One of the most basic ways of holding title to real property, JTROS results in all “tenants” owning the same interest in the property (two owners = 50/50; three owners = thirds, etc.). When one “tenant” dies, their interest in the property disappears by “operation of law” and the remaining “tenants” own the property in equal shares. There is no testamentary disposition of one’s interest in the property because at the moment of death that interest vanishes. It is my long-held position that neither Trusts nor couples (as a unit) can be “joint tenants” (although I have seen deeds attempting this). JTROS do not avoid probate – they simply delay probate until the last “tenant’s” death, at which time the entire property is subject to that decedent’s estate plan, or lack thereof.

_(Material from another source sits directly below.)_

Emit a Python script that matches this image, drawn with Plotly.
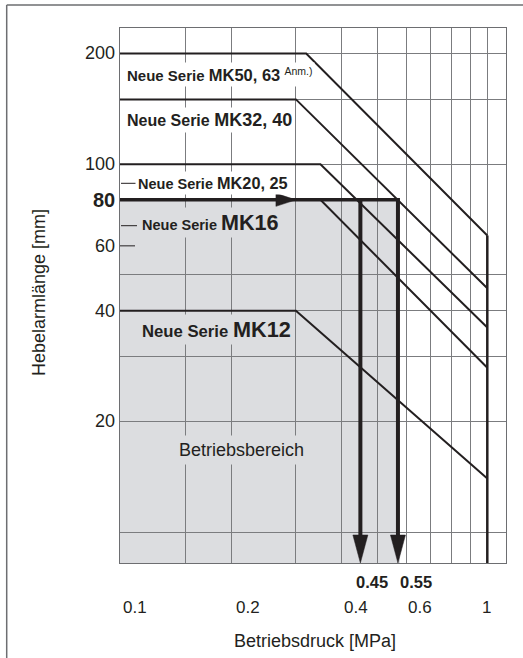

Bank or investment accounts with joint owners are technically joint tenancy accounts and addressed in the same way.

Tenancy in Common (TinC)

By contrast, TinC is not limited to individual owners, with each “tenant’s” interest in the property different (two owners may = 60/40). Each “tenant” may transfer their ownership interest during life or at death. Trusts and couples (as a unit) may act as a single “tenant.” TinC will not avoid probate (unless that interest is in one’s Trust) because a passable interest exists at death.

Tenancy by the Entirety (TbyE)

TbyE is recognized by 26 states, including Oregon, and works similarly to JTROS, but is reserved for married couples. Asset protection advantages may exist by treating the TbyE as separate entity; however, a tax specialist should be consulted to fully understand how this works. As with JTROS, TbyE only delays probate until the death of the surviving spouse and may not ultimately be an effective estate planning tool.

Community Property (CP)

CP, another way for married couples to hold real property, is recognized by 10 states, including California and Washington. In community property states, assets are considered part of the marital unit and when one spouse dies, the remaining spouse automatically owns the entire property. No asset protection exists; however, there may be tax benefits to the ultimate beneficiaries. As with JTROS and TbyE, this will delay, but not avoid, probate.

Trust-Owned Property

When a Trust owns property, disposition of that property is controlled by the Trust and probate is avoided. Ownership by a Trust should not affect any benefits afforded to married couples, assuming the Trust includes the appropriate language.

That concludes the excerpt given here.